Example 5: Racial and Ethnic Inequality
Racial and ethnic minorities often face income disparities due to systemic discrimination in hiring, wage setting, and promotions. For example, in the United States, African Americans and Hispanics earn lower wages than their white counterparts for similar levels of education and experience. Wealth inequality is also stark, with minorities less likely to own homes or have access to high-paying jobs. These disparities result in significant gaps in both income and wealth between racial and ethnic groups, often perpetuated across generations.
MCQs
Question 1
Which of the following is the best explanation for why income inequality tends to increase with globalization?
A) Workers in low-skill industries experience wage increases.
B) International trade benefits all workers equally.
C) High-skilled workers benefit more from technological advancements.
D) Government policies always reduce income inequality.
Answer: C) High-skilled workers benefit more from technological advancements.
Explanation:
Globalization often increases income inequality because technological advancements, which are a significant part of globalization, benefit high-skilled workers disproportionately. As industries globalize, demand for high-skilled workers, such as those in technology or finance, rises, while lower-skilled workers, such as those in manufacturing or routine service jobs, may see stagnant or declining wages. This creates a wage gap between high- and low-skilled workers, contributing to income inequality. Options A and B are incorrect because not all workers benefit equally, and low-skill workers may face job losses. Option D is incorrect because government policies do not always reduce inequality.
Question 2
What does the Gini coefficient measure in the context of income and wealth inequality?
A) The level of taxation in an economy.
B) The difference between wages of men and women.
C) The distribution of income or wealth within a population.
D) The number of people living in poverty.
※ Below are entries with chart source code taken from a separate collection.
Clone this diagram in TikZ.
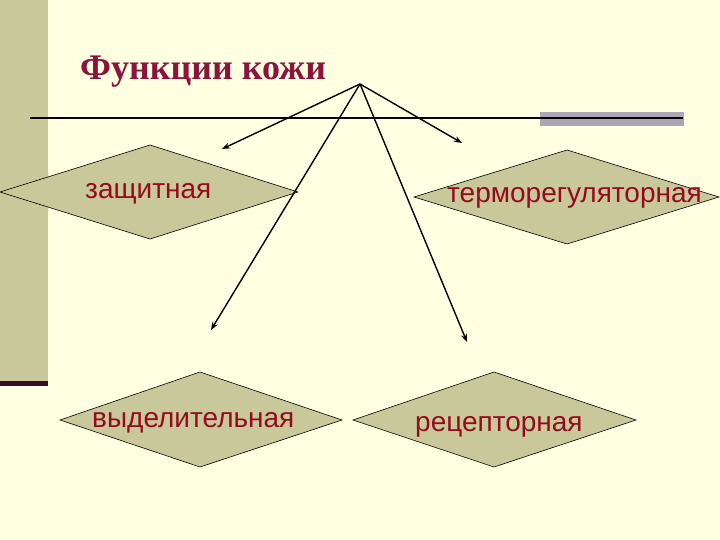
\documentclass[tikz,border=0pt]{standalone}
\usepackage{fontspec}
\setmainfont{Liberation Sans}
\newfontfamily\titlefont{Liberation Serif}
\usetikzlibrary{arrows.meta}
\definecolor{bgc}{RGB}{255,255,225}
\definecolor{barc}{RGB}{200,200,155}
\definecolor{barline}{RGB}{55,10,40}
\definecolor{grayrect}{RGB}{172,166,182}
\definecolor{titlec}{RGB}{140,20,60}
\definecolor{textc}{RGB}{150,10,30}
\definecolor{dfill}{RGB}{200,200,155}
\tikzset{
  dshape/.style={fill=dfill, draw=black, line width=0.6pt, line join=miter},
  dtext/.style={anchor=base west, inner sep=0pt, text=textc, font=\fontsize{28}{30}\selectfont},
  arr/.style={line width=1.4pt, -{Stealth[length=8pt,width=6pt]}}
}
\begin{document}
\begin{tikzpicture}[x=1pt,y=-1pt]
\useasboundingbox (0,0) rectangle (720,540);
\fill[bgc] (0,0) rectangle (720,540);
% left bar
\fill[barc] (0,0) rectangle (48,381);
\fill[barline] (0,381) rectangle (48,386);
% title
\node[anchor=base west, inner sep=0pt, text=titlec, font=\titlefont\bfseries\fontsize{36}{38}\selectfont] (title) at (80,80) {Функции кожи};
% header rule
\fill[grayrect] (540,112) rectangle (684,126);
\draw[line width=1.6pt, black] (30,118) -- (683,118);
% diamonds
\draw[dshape] (0,192) -- (150,145) -- (298,192) -- (150,239) -- cycle;
\draw[dshape] (414,197) -- (567,150) -- (719,197) -- (567,244) -- cycle;
\draw[dshape] (60,420) -- (200,372) -- (342,420) -- (200,467) -- cycle;
\draw[dshape] (353,420) -- (494,372) -- (636,420) -- (494,467) -- cycle;
% texts
\node[dtext] (t1) at (85,199) {защитная};
\node[dtext] (t2) at (447,203) {терморегуляторная};
\node[dtext] (t3) at (92,427) {выделительная};
\node[dtext] (t4) at (415,431) {рецепторная};
% arrows
\coordinate (apex) at (360,84);
\coordinate (e1) at (222,149);
\coordinate (e2) at (462,143);
\coordinate (e3) at (211,330);
\coordinate (e4) at (467,342);
\draw[arr] (apex) -- (e1);
\draw[arr] (apex) -- (e2);
\draw[arr] (apex) -- (e3);
\draw[arr] (apex) -- (e4);
\end{tikzpicture}
\end{document}
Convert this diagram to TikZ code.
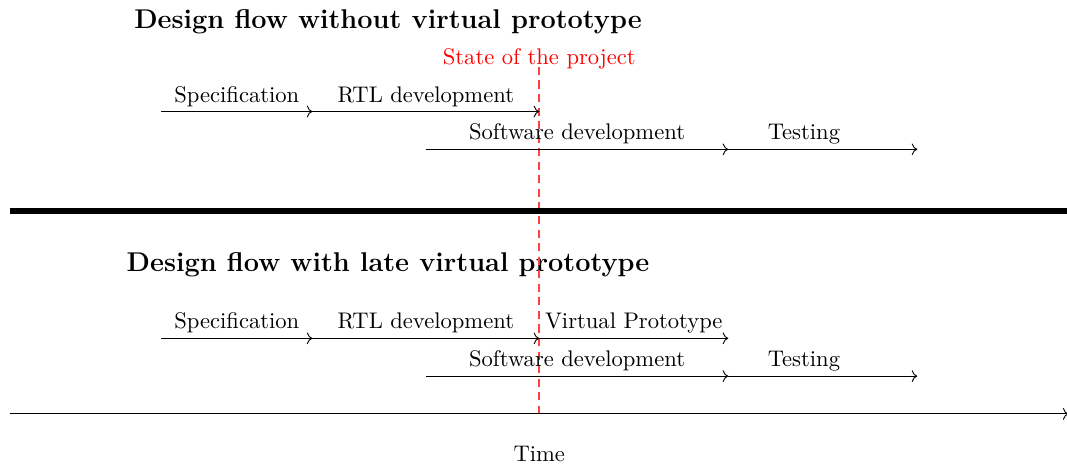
\documentclass[tikz,border=0pt]{standalone}
\usetikzlibrary{arrows.meta}
\begin{document}
\begin{tikzpicture}[x=0.588cm,y=0.588cm,
  flow/.style={->},
  lbl/.style={above, inner sep=2pt},
  title/.style={font=\large\bfseries},
  proj/.style={color=red!75, dash pattern=on 3.6pt off 2.4pt, line width=0.8pt}]
\useasboundingbox (-0.265,-1.32) rectangle (27.96,10.95);
% coordinates
\coordinate (a1) at (4,8); \coordinate (a2) at (8,8); \coordinate (a3) at (14,8);
\coordinate (b1) at (11,7); \coordinate (b2) at (19,7); \coordinate (b3) at (24,7);
\coordinate (c1) at (4,2); \coordinate (c2) at (8,2); \coordinate (c3) at (14,2); \coordinate (c4) at (19,2);
\coordinate (d1) at (11,1); \coordinate (d2) at (19,1); \coordinate (d3) at (24,1);
\coordinate (t0) at (0,0); \coordinate (t1) at (28,0);
\coordinate (s0) at (0,5.37); \coordinate (s1) at (28,5.37);
\coordinate (p0) at (14,0); \coordinate (p1) at (14,9.3);
% titles
\node[title] (t1title) at (10,10.38) {Design flow without virtual prototype};
\node[title] (t2title) at (10,3.95) {Design flow with late virtual prototype};
% project state
\draw[proj] (p0) -- (p1);
\node[red] (state) at (14,9.4) {State of the project};
% top flow
\draw[flow] (a1) -- node[lbl] (l1) {Specification} (a2);
\draw[flow] (a2) -- node[lbl] (l2) {RTL development} (a3);
\draw[flow] (b1) -- node[lbl] (l3) {Software development} (b2);
\draw[flow] (b2) -- node[lbl, pos=0.4] (l4) {Testing} (b3);
% separator
\draw[line width=3pt] (s0) -- (s1);
% bottom flow
\draw[flow] (c1) -- node[lbl] (m1) {Specification} (c2);
\draw[flow] (c2) -- node[lbl] (m2) {RTL development} (c3);
\draw[flow] (c3) -- node[lbl] (m3) {Virtual Prototype} (c4);
\draw[flow] (d1) -- node[lbl] (m4) {Software development} (d2);
\draw[flow] (d2) -- node[lbl, pos=0.4] (m5) {Testing} (d3);
% time axis
\draw[flow] (t0) -- (t1);
\node (time) at (14,-1.05) {Time};
\end{tikzpicture}
\end{document}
Answer: C) The distribution of income or wealth within a population.
Explanation:
The Gini coefficient is a widely used measure of income or wealth inequality within a population. It ranges from 0 (perfect equality, where everyone has the same income) to 1 (maximum inequality, where one person holds all the income or wealth). This measure helps economists assess the degree of inequality in a society. Option A refers to taxation, which is unrelated to the Gini coefficient. Option B refers to the gender pay gap, and Option D refers to poverty levels, neither of which are measured by the Gini coefficient.
Question 3
Which of the following policies is most likely to reduce income inequality?
A) Regressive taxation that taxes lower-income individuals at a higher rate.
B) Eliminating the minimum wage to increase labor market flexibility.
C) Progressive taxation that taxes higher-income individuals at a higher rate.
D) Providing subsidies to corporations to encourage economic growth.
Answer: C) Progressive taxation that taxes higher-income individuals at a higher rate.
Explanation:
Progressive taxation, where higher-income individuals are taxed at a higher rate, is designed to reduce income inequality by redistributing income from the wealthy to lower-income individuals. This system ensures that those who earn more contribute a larger portion of their income in taxes, which can fund social welfare programs and public services that benefit lower-income groups. Option A (regressive taxation) would actually increase inequality by placing a larger burden on lower-income individuals. Option B (eliminating the minimum wage) could reduce wages for low-skilled workers, worsening inequality. Option D (subsidies to corporations) may boost economic growth but doesn’t directly address income inequality.